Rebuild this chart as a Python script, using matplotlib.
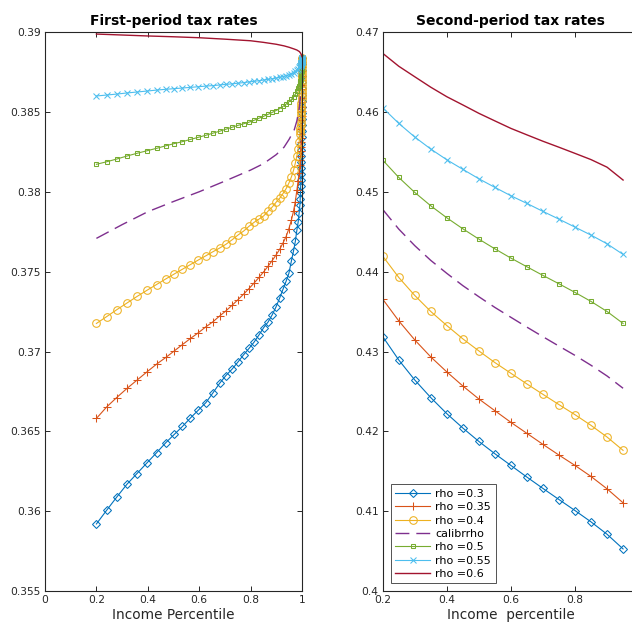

==

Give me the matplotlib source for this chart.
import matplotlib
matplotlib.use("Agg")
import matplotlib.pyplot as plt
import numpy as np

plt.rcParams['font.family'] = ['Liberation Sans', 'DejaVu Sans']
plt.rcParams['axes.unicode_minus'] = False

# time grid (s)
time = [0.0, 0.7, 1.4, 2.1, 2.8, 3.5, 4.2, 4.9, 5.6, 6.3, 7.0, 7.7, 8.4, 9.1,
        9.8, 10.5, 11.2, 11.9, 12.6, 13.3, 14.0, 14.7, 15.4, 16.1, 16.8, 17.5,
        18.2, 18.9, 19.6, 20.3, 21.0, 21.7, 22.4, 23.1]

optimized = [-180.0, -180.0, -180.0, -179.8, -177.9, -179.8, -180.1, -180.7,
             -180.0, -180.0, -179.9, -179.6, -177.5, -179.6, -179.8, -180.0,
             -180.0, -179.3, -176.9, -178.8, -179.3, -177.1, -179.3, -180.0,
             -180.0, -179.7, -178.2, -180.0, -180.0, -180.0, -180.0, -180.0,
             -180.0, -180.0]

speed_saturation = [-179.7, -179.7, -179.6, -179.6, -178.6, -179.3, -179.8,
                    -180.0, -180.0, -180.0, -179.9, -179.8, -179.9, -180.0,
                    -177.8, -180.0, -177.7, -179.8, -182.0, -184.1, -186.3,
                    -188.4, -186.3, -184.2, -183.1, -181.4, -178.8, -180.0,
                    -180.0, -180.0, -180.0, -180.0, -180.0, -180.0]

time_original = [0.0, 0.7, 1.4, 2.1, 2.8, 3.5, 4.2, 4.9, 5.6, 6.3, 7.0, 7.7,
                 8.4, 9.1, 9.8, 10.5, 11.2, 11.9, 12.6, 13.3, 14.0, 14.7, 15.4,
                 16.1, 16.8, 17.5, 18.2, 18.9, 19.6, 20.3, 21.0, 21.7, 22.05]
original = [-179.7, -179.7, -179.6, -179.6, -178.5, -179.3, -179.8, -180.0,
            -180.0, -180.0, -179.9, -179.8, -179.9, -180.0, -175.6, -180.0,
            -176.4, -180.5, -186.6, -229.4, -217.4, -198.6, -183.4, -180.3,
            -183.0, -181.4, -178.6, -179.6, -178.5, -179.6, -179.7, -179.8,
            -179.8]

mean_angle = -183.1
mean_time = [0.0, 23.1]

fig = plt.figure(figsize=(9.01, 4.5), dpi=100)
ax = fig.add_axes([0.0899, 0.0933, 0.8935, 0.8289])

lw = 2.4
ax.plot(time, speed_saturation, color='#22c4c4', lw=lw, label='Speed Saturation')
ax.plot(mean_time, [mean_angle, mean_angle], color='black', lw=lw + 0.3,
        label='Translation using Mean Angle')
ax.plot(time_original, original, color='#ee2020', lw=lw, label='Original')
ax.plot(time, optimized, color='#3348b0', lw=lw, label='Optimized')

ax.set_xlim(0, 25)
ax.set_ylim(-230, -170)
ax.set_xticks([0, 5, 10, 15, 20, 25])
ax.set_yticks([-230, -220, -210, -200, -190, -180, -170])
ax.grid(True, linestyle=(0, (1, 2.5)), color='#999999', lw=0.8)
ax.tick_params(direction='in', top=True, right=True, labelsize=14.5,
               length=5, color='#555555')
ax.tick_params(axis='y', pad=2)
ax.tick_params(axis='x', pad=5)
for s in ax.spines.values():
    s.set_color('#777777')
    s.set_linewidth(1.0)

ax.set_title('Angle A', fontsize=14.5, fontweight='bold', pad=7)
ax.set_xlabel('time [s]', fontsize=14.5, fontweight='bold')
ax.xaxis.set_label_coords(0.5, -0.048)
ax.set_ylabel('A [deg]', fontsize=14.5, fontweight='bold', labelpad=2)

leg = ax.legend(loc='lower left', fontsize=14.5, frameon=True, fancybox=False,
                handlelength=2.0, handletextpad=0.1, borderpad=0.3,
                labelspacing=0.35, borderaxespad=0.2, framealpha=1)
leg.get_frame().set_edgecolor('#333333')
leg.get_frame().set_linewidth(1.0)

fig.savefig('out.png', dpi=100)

---

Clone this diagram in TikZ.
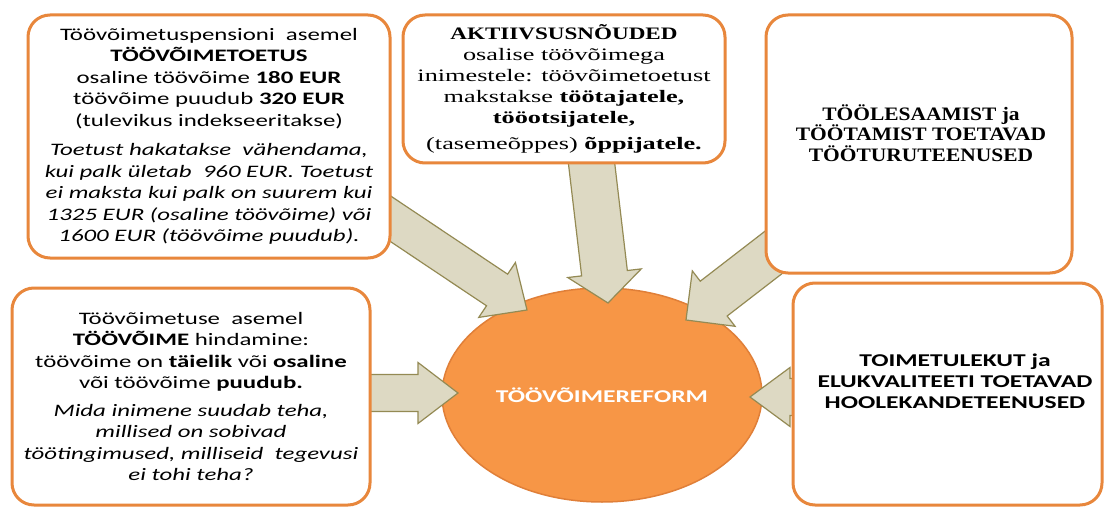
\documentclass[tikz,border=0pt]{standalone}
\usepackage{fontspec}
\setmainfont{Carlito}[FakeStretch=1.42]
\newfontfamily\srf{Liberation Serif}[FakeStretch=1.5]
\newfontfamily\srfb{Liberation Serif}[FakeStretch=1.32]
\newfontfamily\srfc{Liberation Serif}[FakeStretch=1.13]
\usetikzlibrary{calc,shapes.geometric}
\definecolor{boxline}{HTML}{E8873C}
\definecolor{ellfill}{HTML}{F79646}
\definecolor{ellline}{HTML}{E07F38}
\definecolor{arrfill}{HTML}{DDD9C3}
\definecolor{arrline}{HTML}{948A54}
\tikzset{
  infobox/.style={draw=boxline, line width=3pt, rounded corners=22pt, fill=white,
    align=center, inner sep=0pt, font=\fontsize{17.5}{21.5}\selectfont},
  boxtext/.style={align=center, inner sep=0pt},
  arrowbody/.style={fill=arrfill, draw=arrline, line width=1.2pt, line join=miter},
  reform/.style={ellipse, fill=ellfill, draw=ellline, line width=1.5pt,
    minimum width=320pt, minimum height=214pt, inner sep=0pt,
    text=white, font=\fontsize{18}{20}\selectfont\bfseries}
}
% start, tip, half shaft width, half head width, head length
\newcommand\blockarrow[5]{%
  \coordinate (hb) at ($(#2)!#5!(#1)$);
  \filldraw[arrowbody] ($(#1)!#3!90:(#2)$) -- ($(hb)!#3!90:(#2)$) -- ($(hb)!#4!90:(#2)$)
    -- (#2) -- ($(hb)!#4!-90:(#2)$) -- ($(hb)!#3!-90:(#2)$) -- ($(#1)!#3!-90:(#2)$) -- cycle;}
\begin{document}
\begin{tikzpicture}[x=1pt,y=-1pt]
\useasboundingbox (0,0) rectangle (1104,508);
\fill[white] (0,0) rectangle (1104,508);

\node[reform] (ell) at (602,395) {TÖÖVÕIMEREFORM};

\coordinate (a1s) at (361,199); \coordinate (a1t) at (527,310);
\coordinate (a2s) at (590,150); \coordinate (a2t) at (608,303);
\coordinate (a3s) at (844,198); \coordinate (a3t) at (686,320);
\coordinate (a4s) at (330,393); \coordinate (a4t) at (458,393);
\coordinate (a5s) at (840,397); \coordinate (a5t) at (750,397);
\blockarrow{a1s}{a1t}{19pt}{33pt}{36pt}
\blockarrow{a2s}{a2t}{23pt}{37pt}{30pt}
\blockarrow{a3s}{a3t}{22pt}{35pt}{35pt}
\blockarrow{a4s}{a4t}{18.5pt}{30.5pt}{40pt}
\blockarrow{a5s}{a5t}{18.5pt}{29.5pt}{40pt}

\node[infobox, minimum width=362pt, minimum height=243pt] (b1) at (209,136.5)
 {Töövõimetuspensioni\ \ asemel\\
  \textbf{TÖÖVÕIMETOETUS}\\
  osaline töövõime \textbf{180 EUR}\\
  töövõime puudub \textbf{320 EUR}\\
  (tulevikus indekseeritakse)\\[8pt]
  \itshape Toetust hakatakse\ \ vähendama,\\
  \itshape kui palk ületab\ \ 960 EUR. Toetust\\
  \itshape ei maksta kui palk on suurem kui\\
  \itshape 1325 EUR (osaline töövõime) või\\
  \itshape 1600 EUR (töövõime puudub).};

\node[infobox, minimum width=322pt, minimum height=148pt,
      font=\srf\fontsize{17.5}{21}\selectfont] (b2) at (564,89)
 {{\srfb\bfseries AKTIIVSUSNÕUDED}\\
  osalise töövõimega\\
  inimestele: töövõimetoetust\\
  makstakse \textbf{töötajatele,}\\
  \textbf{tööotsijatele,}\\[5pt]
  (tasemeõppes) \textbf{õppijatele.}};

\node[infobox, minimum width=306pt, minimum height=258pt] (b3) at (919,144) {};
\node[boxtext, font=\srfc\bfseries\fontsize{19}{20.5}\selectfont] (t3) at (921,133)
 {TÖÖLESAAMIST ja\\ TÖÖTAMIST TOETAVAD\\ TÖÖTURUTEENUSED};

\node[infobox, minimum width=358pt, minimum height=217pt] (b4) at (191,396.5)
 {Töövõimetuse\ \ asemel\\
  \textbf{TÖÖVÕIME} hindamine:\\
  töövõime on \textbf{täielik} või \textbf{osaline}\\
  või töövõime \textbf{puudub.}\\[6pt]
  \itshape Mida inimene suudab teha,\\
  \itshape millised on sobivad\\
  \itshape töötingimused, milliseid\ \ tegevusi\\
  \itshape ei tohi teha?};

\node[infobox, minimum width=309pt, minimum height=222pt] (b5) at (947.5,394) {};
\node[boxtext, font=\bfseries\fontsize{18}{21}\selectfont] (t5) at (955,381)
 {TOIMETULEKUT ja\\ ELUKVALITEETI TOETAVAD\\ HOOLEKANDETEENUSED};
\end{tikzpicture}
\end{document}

**Aim**
Retype the portion of the data above that starts on the line with "Give me the matplotlib source for this chart." and finishes on the line with "ax = fig.add_axes([0.0899, 0.0933, 0.8935, 0.8289])", including both of those lines.

**Solved exercise**
Give me the matplotlib source for this chart.
import matplotlib
matplotlib.use("Agg")
import matplotlib.pyplot as plt
import numpy as np

plt.rcParams['font.family'] = ['Liberation Sans', 'DejaVu Sans']
plt.rcParams['axes.unicode_minus'] = False

# time grid (s)
time = [0.0, 0.7, 1.4, 2.1, 2.8, 3.5, 4.2, 4.9, 5.6, 6.3, 7.0, 7.7, 8.4, 9.1,
        9.8, 10.5, 11.2, 11.9, 12.6, 13.3, 14.0, 14.7, 15.4, 16.1, 16.8, 17.5,
        18.2, 18.9, 19.6, 20.3, 21.0, 21.7, 22.4, 23.1]

optimized = [-180.0, -180.0, -180.0, -179.8, -177.9, -179.8, -180.1, -180.7,
             -180.0, -180.0, -179.9, -179.6, -177.5, -179.6, -179.8, -180.0,
             -180.0, -179.3, -176.9, -178.8, -179.3, -177.1, -179.3, -180.0,
             -180.0, -179.7, -178.2, -180.0, -180.0, -180.0, -180.0, -180.0,
             -180.0, -180.0]

speed_saturation = [-179.7, -179.7, -179.6, -179.6, -178.6, -179.3, -179.8,
                    -180.0, -180.0, -180.0, -179.9, -179.8, -179.9, -180.0,
                    -177.8, -180.0, -177.7, -179.8, -182.0, -184.1, -186.3,
                    -188.4, -186.3, -184.2, -183.1, -181.4, -178.8, -180.0,
                    -180.0, -180.0, -180.0, -180.0, -180.0, -180.0]

time_original = [0.0, 0.7, 1.4, 2.1, 2.8, 3.5, 4.2, 4.9, 5.6, 6.3, 7.0, 7.7,
                 8.4, 9.1, 9.8, 10.5, 11.2, 11.9, 12.6, 13.3, 14.0, 14.7, 15.4,
                 16.1, 16.8, 17.5, 18.2, 18.9, 19.6, 20.3, 21.0, 21.7, 22.05]
original = [-179.7, -179.7, -179.6, -179.6, -178.5, -179.3, -179.8, -180.0,
            -180.0, -180.0, -179.9, -179.8, -179.9, -180.0, -175.6, -180.0,
            -176.4, -180.5, -186.6, -229.4, -217.4, -198.6, -183.4, -180.3,
            -183.0, -181.4, -178.6, -179.6, -178.5, -179.6, -179.7, -179.8,
            -179.8]

mean_angle = -183.1
mean_time = [0.0, 23.1]

fig = plt.figure(figsize=(9.01, 4.5), dpi=100)
ax = fig.add_axes([0.0899, 0.0933, 0.8935, 0.8289])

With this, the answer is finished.